Do this> From the entries below, please gather each line containing the string "with".

>>>>>

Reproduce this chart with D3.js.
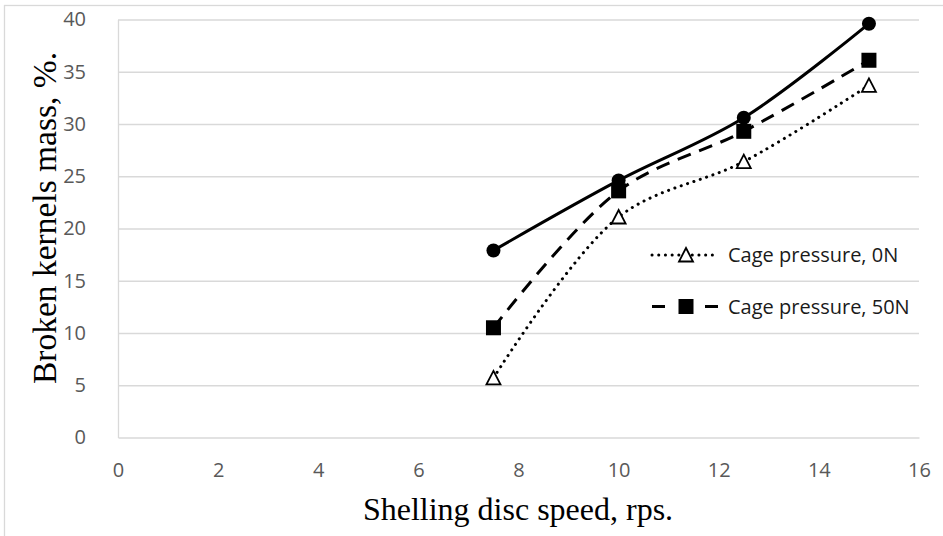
<!DOCTYPE html>
<html>
<head>
<meta charset="utf-8">
<script src="https://cdn.jsdelivr.net/npm/d3@7"></script>
<style>
  body { margin: 0; background: #fff; }
  .tick text { font-family: 'Open Sans', sans-serif; font-size: 20px; fill: #595959; }
  .axis-title { font-family: 'Liberation Serif', 'Times New Roman', serif; font-size: 32px; fill: #000; }
  .legend text { font-family: 'Open Sans', sans-serif; font-size: 20px; fill: #1a1a1a; }
</style>
</head>
<body>
<div class="chart"></div>
<script>
// data
const speeds = [7.5, 10, 12.5, 15]
const noPressure = [5.7, 21.1, 26.4, 33.7]
const pressure50 = [10.5, 23.6, 29.3, 36.1]
const pressureTop = [17.9, 24.6, 30.6, 39.6]
const xTicks = [0, 2, 4, 6, 8, 10, 12, 14, 16]
const yTicks = [0, 5, 10, 15, 20, 25, 30, 35, 40]
const legendLabels = ['Cage pressure, 0N', 'Cage pressure, 50N']

const width = 943
const height = 536

const svg = d3
  .select('.chart')
  .append('svg')
  .attr('width', width)
  .attr('height', height)

// outer chart frame (right/bottom edges fall outside the crop)
svg
  .append('rect')
  .attr('x', 4.5)
  .attr('y', 5.5)
  .attr('width', width + 10)
  .attr('height', height + 10)
  .style('fill', 'none')
  .style('stroke', '#d9d9d9')
  .style('stroke-width', 1.3)

let x = d3.scaleLinear().domain([0, 16]).range([118, 919])
let y = d3.scaleLinear().domain([0, 40]).range([437.5, 19.5])

// grid
svg
  .append('g')
  .attr('class', 'y-grid')
  .attr('transform', `translate(${x(0)},0)`)
  .call(d3.axisLeft(y).tickValues(yTicks.slice(1)).tickSize(-(x(16) - x(0))).tickFormat(''))
  .call((g) => g.select('.domain').remove())
  .call((g) => g.selectAll('line').style('stroke', '#d9d9d9').style('stroke-width', 1.3))

// y axis
svg
  .append('g')
  .attr('class', 'y-axis')
  .attr('transform', `translate(${x(0)},0)`)
  .call(d3.axisLeft(y).tickValues(yTicks).tickSize(0).tickPadding(32))
  .call((g) => g.select('.domain').style('stroke', '#d9d9d9').style('stroke-width', 1.3))

// x axis
svg
  .append('g')
  .attr('class', 'x-axis')
  .attr('transform', `translate(0,${y(0)})`)
  .call(d3.axisBottom(x).tickValues(xTicks).tickSize(0).tickPadding(25))
  .call((g) => g.select('.domain').style('stroke', '#d9d9d9').style('stroke-width', 1.3))

svg
  .append('text')
  .attr('class', 'axis-title')
  .attr('x', 518)
  .attr('y', 520)
  .attr('text-anchor', 'middle')
  .text('Shelling disc speed, rps.')

svg
  .append('text')
  .attr('class', 'axis-title')
  .attr('transform', 'translate(56,218) rotate(-90)')
  .attr('text-anchor', 'middle')
  .style('font-size', '33.5px')
  .text('Broken kernels mass, %.')

const line = d3
  .line()
  .x((d) => x(d[0]))
  .y((d) => y(d[1]))
  .curve(d3.curveCatmullRom.alpha(0.5))

const series = [
  { values: noPressure, dash: '0.1 6.6', cap: 'round', marker: 'triangle' },
  { values: pressure50, dash: '14 9', cap: 'butt', marker: 'square' },
  { values: pressureTop, dash: null, cap: 'butt', marker: 'circle' },
]

function drawMarker(g, type, cx, cy) {
  if (type === 'circle') {
    g.append('circle').attr('cx', cx).attr('cy', cy).attr('r', 7).style('fill', '#000')
  } else if (type === 'square') {
    g.append('rect')
      .attr('x', cx - 7.5)
      .attr('y', cy - 7.5)
      .attr('width', 15)
      .attr('height', 15)
      .style('fill', '#000')
  } else {
    g.append('path')
      .attr('d', `M${cx},${cy - 7}L${cx + 7},${cy + 6.5}L${cx - 7},${cy + 6.5}Z`)
      .style('fill', '#fff')
      .style('stroke', '#000')
      .style('stroke-width', 1.8)
  }
}

series.forEach((s) => {
  let pts = speeds.map((v, i) => [v, s.values[i]])
  svg
    .append('path')
    .attr('d', line(pts))
    .style('fill', 'none')
    .style('stroke', '#000')
    .style('stroke-width', 3)
    .style('stroke-linecap', s.cap)
    .style('stroke-dasharray', s.dash)
  let mg = svg.append('g')
  pts.forEach((p) => drawMarker(mg, s.marker, x(p[0]), y(p[1])))
})

// legend
const legend = svg.append('g').attr('class', 'legend')
legendLabels.forEach((label, i) => {
  let s = series[i]
  let ly = 255 + i * 51.5
  legend
    .append('line')
    .attr('x1', 652)
    .attr('x2', 718)
    .attr('y1', ly)
    .attr('y2', ly)
    .style('stroke', '#000')
    .style('stroke-width', 3)
    .style('stroke-linecap', s.cap)
    .style('stroke-dasharray', i === 0 ? '0.1 6.6' : '13 40')
  drawMarker(legend, s.marker, 686, ly)
  legend
    .append('text')
    .attr('x', 728)
    .attr('y', ly)
    .attr('dy', '0.35em')
    .text(label)
})
</script>
</body>
</html>
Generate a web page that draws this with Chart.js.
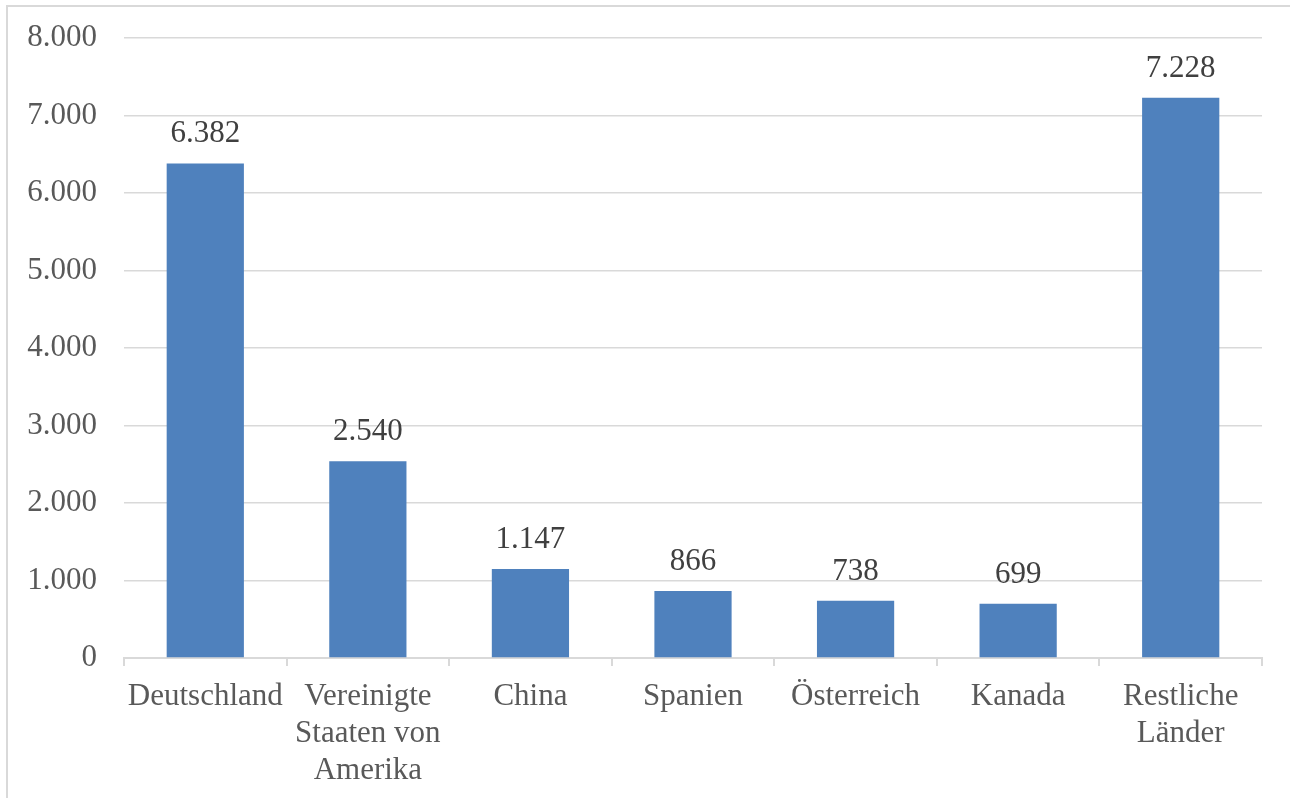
<!DOCTYPE html>
<html>
<head>
<meta charset="utf-8">
<script src="https://cdn.jsdelivr.net/npm/chart.js@4.4.1/dist/chart.umd.min.js"></script>
<style>
html,body{margin:0;padding:0;background:#fff;}
#wrap{position:relative;width:1290px;height:798px;overflow:hidden;}
#frame{position:absolute;left:6px;top:5px;width:1400px;height:900px;border:2px solid #d9d9d9;box-sizing:border-box;}
canvas{position:absolute;left:0;top:0;}
</style>
</head>
<body>
<div id="wrap">
<div id="frame"></div>
<canvas id="c" width="1290" height="798"></canvas>
</div>
<script>
const categories = ["Deutschland", ["Vereinigte","Staaten von","Amerika"], "China", "Spanien", "Österreich", "Kanada", ["Restliche","Länder"]];
const values = [6382, 2540, 1147, 866, 738, 699, 7228];
const yTicks = { min: 0, max: 8000, step: 1000 };

function fmt(v){ return String(Math.round(v)).replace(/\B(?=(\d{3})+(?!\d))/g, "."); }

const FONT = "'Liberation Serif','Times New Roman',serif";

const valueLabels = {
  id: 'valueLabels',
  afterDatasetsDraw(chart){
    const ctx = chart.ctx;
    const meta = chart.getDatasetMeta(0);
    ctx.save();
    ctx.font = "31px " + FONT;
    ctx.fillStyle = "#404040";
    ctx.textAlign = "center";
    ctx.textBaseline = "alphabetic";
    meta.data.forEach((bar, i) => {
      ctx.fillText(fmt(values[i]), bar.x, bar.y - 21);
    });
    ctx.restore();
  }
};

new Chart(document.getElementById('c'), {
  type: 'bar',
  data: {
    labels: categories,
    datasets: [{
      data: values,
      backgroundColor: '#4F81BD',
      borderWidth: 0,
      barPercentage: 1,
      categoryPercentage: 0.475
    }]
  },
  options: {
    responsive: false,
    animation: false,
    layout: { padding: { left: 0, right: 28, top: 38, bottom: 0 } },
    plugins: { legend: { display: false }, tooltip: { enabled: false } },
    scales: {
      x: {
        grid: { display: true, drawOnChartArea: false, drawTicks: true, tickLength: 8, color: '#d9d9d9', lineWidth: 2, offset: true },
        border: { display: true, color: '#d9d9d9', width: 2 },
        ticks: { color: '#595959', font: { family: FONT, size: 31, lineHeight: 1.2 }, padding: 12, maxRotation: 0, autoSkip: false },
        afterFit(scale){ scale.height = 798 - 658; }
      },
      y: {
        min: yTicks.min, max: yTicks.max,
        grid: { color: '#d9d9d9', lineWidth: 1.5, drawTicks: true, tickLength: 27, tickColor: 'rgba(0,0,0,0)' },
        border: { display: false },
        ticks: { stepSize: yTicks.step, color: '#595959', font: { family: FONT, size: 31 }, padding: 0, callback: v => fmt(v) },
        afterFit(scale){ scale.width = 124; }
      }
    }
  },
  plugins: [valueLabels]
});
</script>
</body>
</html>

<<<<<

Answer to the task>
Reproduce this chart with D3.js.
Generate a web page that draws this with Chart.js.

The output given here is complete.